Take some of the smartest people in town, put them in a room for a year with access to experts, research and support staff, and what do you get?
In the case of the Portland Charter Commission, you may end up with a thoughtful, restrained and forward-thinking document that gets rejected by the voters in November.
Why? Because they ended up with a mayor who does too little, selected by an election process that might do too much.
Either one could sink the commission’s year of work on its own, and both together just might give too many people too many reasons to vote “no” on the whole package.
The commission is having one final meeting before delivering a final result to the City Council next week. The council can’t do anything but send it to the voters in November, so it’s up to the commission to make its final product as palatable as possible. If they’d asked me, and they didn’t, I would give the Portland mayor veto power and drop the idea of instant runoff or ranked-choice voting.
What the commission has proposed is adding a popularly elected mayor to the council-manager government that Portland has had since the 1920s. The big change would be that the mayor would be directly elected by the people and serve for four years, instead of the one-year rotation of councilors that is currently in place.

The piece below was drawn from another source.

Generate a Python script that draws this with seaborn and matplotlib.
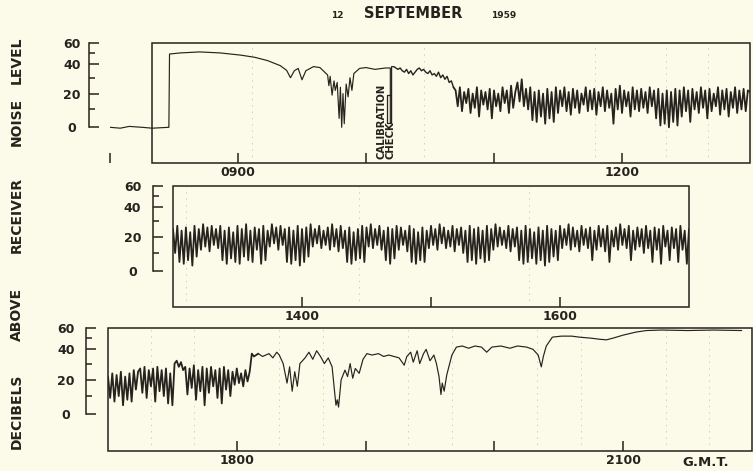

The mayor would also be the only elected official in the city who draws a full-time salary, leaving one important question for the people who would have fund the pay check — what would he do all day?
The manager would draft the budget and hire city employees. The council would set policy, approve the budget and hire or fire the manager.
As the commission sees it, the mayor would represent the city in talks with businesses and other governments. He or she would set the council agenda and would sit on hiring and evaluation committees for the manager.
But the mayor would only lead the city to the extent that he or she could work with the manager and council and would have no more tools to influence the process than any of the at-large city councilors.
Portland is probably not ready to support a real “strong” elected executive, but for $67,000 a year, this mayor should have at least a little more clout. That would come with veto power.
Waterville Mayor Paul Le-Page has been campaigning for governor in part on his experience running his city during tough economic times.
No one who hears LePage speak would think of the term “weak,” but when you compare Waterville’s charter to the one proposed for Portland, the powers of the mayor are virtually the same. But, as the Wizard of Oz tells the Tin Man, “he’s got one thing you haven’t got,” which in this case is a veto.
In Waterville, the mayor can say “no” to a budget or any ordinance passed by the council, and can only be overridden with a super-majority vote of the council.
That gives the mayor more political influence, without disrupting the balance between elected officials and professional staff.
It would also give Portland taxpayers a reason to believe that the mayor they elect and pay will have a little more say over what happens than the other eight members of the council they get for next to nothing.
What has emerged in the last few days as a bigger issue than the mayor, however, is the method that the charter commission would use to pick one.
Known as instant runoff voting or ranked-choice voting, the process used in a number of communities around the country is designed to add legitimacy to elected officials by guaranteeing that they have majority support, and promote voter interest in elections.
But as the commission moves into its final phase there is growing evidence that the new voting process does not necessarily deliver a majority, and might make voters less confident in the results if they think the system has been gamed.
Keeping this reform in the referendum does have the potential of sinking the whole elected mayor concept, if it is seen as a confusing process that could be manipulated.
The same goals could be achieved by a much more familiar electoral process where voters go behind a curtain and pick only the person they would like to win.
Either a primary before the general election or a runoff after it would both guarantee a two-way race and a winner with more than 50 percent of the vote. The extra election might cost a little more (very little if the city used the existing June election for the primary) but would use a process that everyone understands.
In the end, you have to ask why a plurality winner is a problem in the first place. We have city councilors now who didn’t get 50 percent of the vote in their elections and they are no less legitimate than those who did. A Maine governor has received more than 50 percent of the vote only once since 1982, and the winner this year will not likely pass the 50 percent threshold.
So what? We are used to seeing the candidate with the most votes winning, whether they got a majority or not.
The Charter Commission has one more chance to put the final touches on itswork in such a way that the voters will approve it in November. Those of us who think Portland needs this reform hope that it doesn’t try to do too little, or too much.